Conclusion regarding the genuineness and integrity of the Hsiâo.4. It will have been seen that the two great scholars, Kû Hsî and Wû Khăng, who have taken the greatest liberties with the text of our classic, allow that there is a Confucian element in it, and that more than a fifth part of the whole, containing, even as expurgated by Kû, about 400 characters, may be correctly ascribed to the sage. I agree with them in this. All the rest of the treatise, to whomsoever it may be ascribed, from Ȝăng-ȝze, the immediate disciple of Confucius, down to Liû Hsiang (bc 80-9), took its present form in the first century before our Christian era. The reader will fail to see in it a close connexion between the different chapters, and think that the author or authors try to make more of Filial Piety than can be made of it. The whole, however, is a valuable monument of antiquity, and an exhibition of the virtue which Chinese moralists and rulers, from the most ancient times, have delighted to celebrate as the fundamental principle of human virtue, the great source of social happiness, and the bond of national strength and stability.

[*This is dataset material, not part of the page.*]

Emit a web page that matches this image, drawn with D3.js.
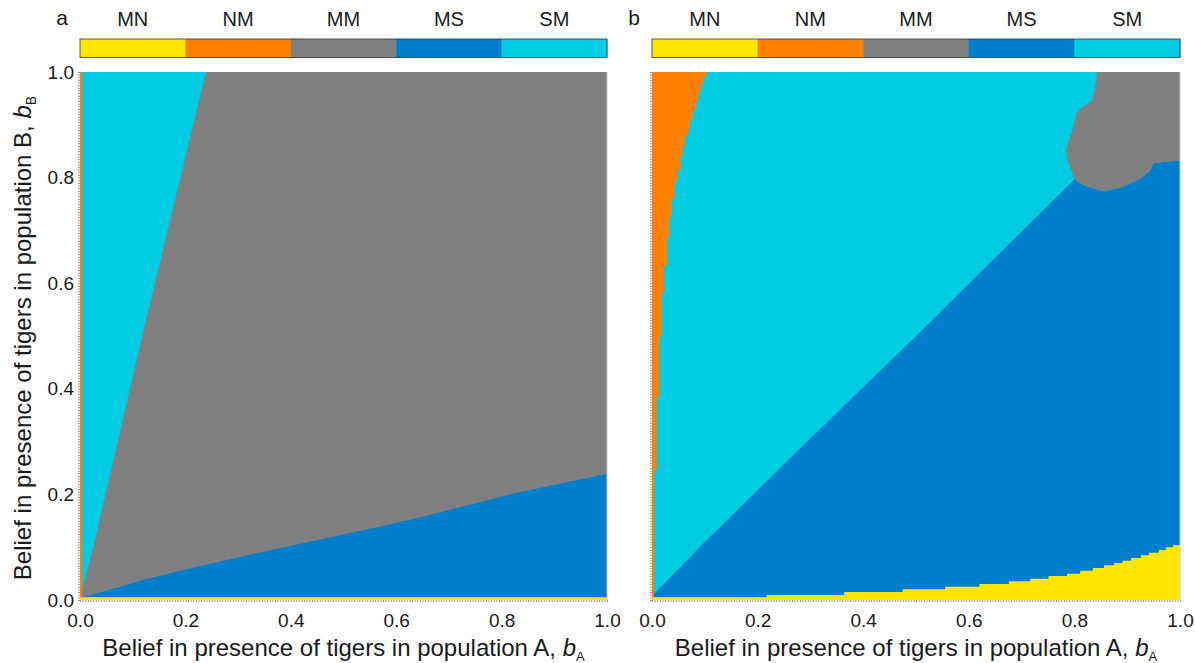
<!DOCTYPE html>
<html><head><meta charset="utf-8">
<script src="https://cdn.jsdelivr.net/npm/d3@7"></script>
<style>
body{margin:0;background:#fff}
svg{display:block}
text{font-family:"Liberation Sans",Arial,Helvetica,sans-serif;fill:#1a1a1a}
</style>
</head><body>
<svg id="chart" width="1195" height="663"></svg>
<script>
// ---------- data ----------
const categories = ["MN", "NM", "MM", "MS", "SM"];
const categoryColors = ["#FFE600", "#FF8000", "#808080", "#0080CC", "#00CCE4"];
const xTickValues = [0, 0.2, 0.4, 0.6, 0.8, 1.0];
const yTickValues = [0, 0.2, 0.4, 0.6, 0.8, 1.0];
const panelLabels = ["a", "b"];
const xTitle = "Belief in presence of tigers in population A, ";
const yTitle = "Belief in presence of tigers in population B, ";

// Panel a : regions as [b_A, b_B] polygons (background = MM)
const aRegionSM = [[0,0.005],[0.004,0.02],[0.03,0.12],[0.118,0.5],[0.239,1],[0,1]];
const aRegionMS = [[0.004,0.005],[0.02,0.009],[0.034,0.0133],[0.127,0.040],[0.214,0.061],[0.336,0.089],[0.5,0.124],[0.639,0.155],[0.829,0.203],[1,0.239],[1,0.005]];
const aRegionMN = [[0,0],[1,0],[1,0.005],[0,0.005]];
const aRegionNM = [[0,0.005],[0.004,0.005],[0.004,1],[0,1]];

// Panel b : regions (background = SM)
const bRegionMS = [[0.004,0.005],[0.004,0.012],[0.012,0.02],[0.0909,0.101],[0.277,0.284],[0.5,0.5],[0.8,0.797],[0.813,0.788],[0.833,0.780],[0.852,0.775],[0.866,0.776],[0.892,0.782],[0.924,0.797],[0.944,0.814],[0.950,0.827],[0.983,0.831],[1,0.833],[1,0.005]];
const bRegionMM = [[0.843,1],[0.839,0.970],[0.833,0.945],[0.8125,0.932],[0.803,0.919],[0.797,0.892],[0.790,0.873],[0.784,0.852],[0.787,0.833],[0.794,0.814],[0.800,0.797],[0.813,0.788],[0.833,0.780],[0.852,0.775],[0.866,0.776],[0.892,0.782],[0.924,0.797],[0.944,0.814],[0.950,0.827],[0.983,0.831],[1,0.833],[1,1]];
// NM band: [b_B start, b_A extent]
const bBandNM = [[0.005,0.004],[0.246,0.009],[0.385,0.014],[0.499,0.018],[0.581,0.023],[0.634,0.029],[0.688,0.033],[0.726,0.037],[0.761,0.043],[0.792,0.048],[0.814,0.054],[0.840,0.058],[0.860,0.0625],[0.879,0.069],[0.893,0.072],[0.909,0.077],[0.928,0.083],[0.944,0.088],[0.960,0.092],[0.975,0.097],[0.991,0.104],[1.0,0.104]];
// MN band: [b_A start, b_B top]
const bBandMN = [[0,0.005],[0.217,0.0095],[0.364,0.0152],[0.475,0.0203],[0.555,0.0252],[0.620,0.0303],[0.676,0.0354],[0.716,0.0403],[0.751,0.0455],[0.786,0.0498],[0.811,0.0555],[0.835,0.0606],[0.856,0.0657],[0.875,0.0701],[0.891,0.0744],[0.907,0.0795],[0.926,0.0847],[0.941,0.0896],[0.960,0.0947],[0.973,0.0998],[0.987,0.104],[1,0.104]];

// ---------- drawing ----------
const svg = d3.select("#chart");
const color = d3.scaleOrdinal().domain(categories).range(categoryColors);
const plotTop = 72, plotBottom = 600;
const FONT = "Liberation Sans, Arial, sans-serif";
const panels = [
  {left: 80, right: 607, bg: "MM",
   polys: [["SM", aRegionSM], ["MS", aRegionMS], ["NM", aRegionNM], ["MN", aRegionMN]],
   bandsV: [], bandsH: [], yAxis: true},
  {left: 652, right: 1180, bg: "SM",
   polys: [["MS", bRegionMS], ["MM", bRegionMM]],
   bandsV: [["NM", bBandNM]], bandsH: [["MN", bBandMN]], yAxis: false}
];

panels.forEach((p, i) => {
  const x = d3.scaleLinear().domain([0, 1]).range([p.left, p.right]);
  const y = d3.scaleLinear().domain([0, 1]).range([plotBottom, plotTop]);
  const g = svg.append("g");

  g.append("rect").attr("x", x(0)).attr("y", y(1))
    .attr("width", x(1) - x(0)).attr("height", y(0) - y(1))
    .attr("fill", color(p.bg));

  const line = d3.line().x(d => x(d[0])).y(d => y(d[1]));
  p.polys.forEach(([cat, pts]) => {
    g.append("path").attr("d", line(pts) + "Z").attr("fill", color(cat));
  });
  p.bandsV.forEach(([cat, pts]) => {
    const area = d3.area().curve(d3.curveStepBefore)
      .y(d => y(d[0])).x0(x(0)).x1(d => x(d[1]));
    g.append("path").attr("d", area(pts)).attr("fill", color(cat));
  });
  p.bandsH.forEach(([cat, pts]) => {
    const area = d3.area().curve(d3.curveStepAfter)
      .x(d => x(d[0])).y0(y(0)).y1(d => y(d[1]));
    g.append("path").attr("d", area(pts)).attr("fill", color(cat));
  });

  g.append("line").attr("x1", x(1)).attr("x2", x(1)).attr("y1", y(0)).attr("y2", y(1))
    .attr("stroke", "#c8c8c8").attr("stroke-width", 1);

  const minor = d3.range(0, 1.0001, 0.005);
  const mb = g.append("g").attr("transform", `translate(0,${plotBottom})`)
    .call(d3.axisBottom(x).tickValues(minor).tickSize(2).tickFormat(""));
  mb.select(".domain").remove();
  mb.selectAll("line").attr("stroke", "#555").attr("stroke-width", 0.6);
  const ml = g.append("g").attr("transform", `translate(${p.left},0)`)
    .call(d3.axisLeft(y).tickValues(minor).tickSize(2).tickFormat(""));
  ml.select(".domain").remove();
  ml.selectAll("line").attr("stroke", "#555").attr("stroke-width", 0.6);

  const xa = g.append("g").attr("transform", `translate(0,${plotBottom})`)
    .call(d3.axisBottom(x).tickValues(xTickValues).tickSize(0).tickPadding(14).tickFormat(d3.format(".1f")));
  xa.select(".domain").remove();
  xa.selectAll("text").attr("font-size", 19).attr("font-family", FONT).attr("fill", "#1a1a1a");

  if (p.yAxis) {
    const ya = g.append("g").attr("transform", `translate(${p.left},0)`)
      .call(d3.axisLeft(y).tickValues(yTickValues).tickSize(0).tickPadding(6).tickFormat(d3.format(".1f")));
    ya.select(".domain").remove();
    ya.selectAll("text").attr("font-size", 19).attr("font-family", FONT).attr("fill", "#1a1a1a");

    const yt = svg.append("text")
      .attr("transform", `translate(31,${(plotTop + plotBottom) / 2 + 2}) rotate(-90)`)
      .attr("text-anchor", "middle").attr("font-size", 24);
    yt.append("tspan").text(yTitle);
    yt.append("tspan").attr("font-style", "italic").text("b");
    yt.append("tspan").attr("font-size", 14).attr("dy", 5).text("B");
  }

  const xt = svg.append("text")
    .attr("x", (p.left + p.right) / 2).attr("y", 656)
    .attr("text-anchor", "middle").attr("font-size", 24);
  xt.append("tspan").text(xTitle);
  xt.append("tspan").attr("font-style", "italic").text("b");
  xt.append("tspan").attr("font-size", 13).attr("dy", 5).text("A");

  const lx = d3.scaleBand().domain(categories).range([p.left, p.right]);
  const lg = g.append("g");
  lg.selectAll("rect").data(categories).join("rect")
    .attr("x", d => lx(d)).attr("y", 39)
    .attr("width", lx.bandwidth() + 0.5).attr("height", 18.5)
    .attr("fill", d => color(d));
  lg.append("rect").attr("x", p.left).attr("y", 39)
    .attr("width", p.right - p.left).attr("height", 18.5)
    .attr("fill", "none").attr("stroke", "#333").attr("stroke-width", 0.8);
  lg.selectAll("text").data(categories).join("text")
    .attr("x", d => lx(d) + lx.bandwidth() / 2).attr("y", 26)
    .attr("text-anchor", "middle").attr("font-size", 20).text(d => d);

  svg.append("text").attr("x", p.left - 18).attr("y", 25)
    .attr("text-anchor", "middle").attr("font-size", 21).text(panelLabels[i]);
});
</script>
</body></html>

[1 ] In the Hsiâo King, as now frequently published in China, either separately by itself, or bound up with Kû Hsî’s Hsiâo Hsio, ‘the Teaching for the Young,’ we find the old text, without distinction of chapters. The commentaries of Hsüan Ȝung and Sze-mâ Kwang, and the exposition of Fan Ȝû-yü, however, follow one another at the end of the several clauses and paragraphs. Some portions also are in a different order from the arrangement of Hsüan Ȝung and Hsing Ping, which I have followed in my translation. As has been already said, the difference between its text and that of the Thang emperor is slight,—hardly greater than the variations in the different recensions of our Gospels and the other books of the New Testament.
[1 ] The title of this work in the Catalogue of the Imperial Libraries is ‘Settlement of the Text of the Hsiâo King.’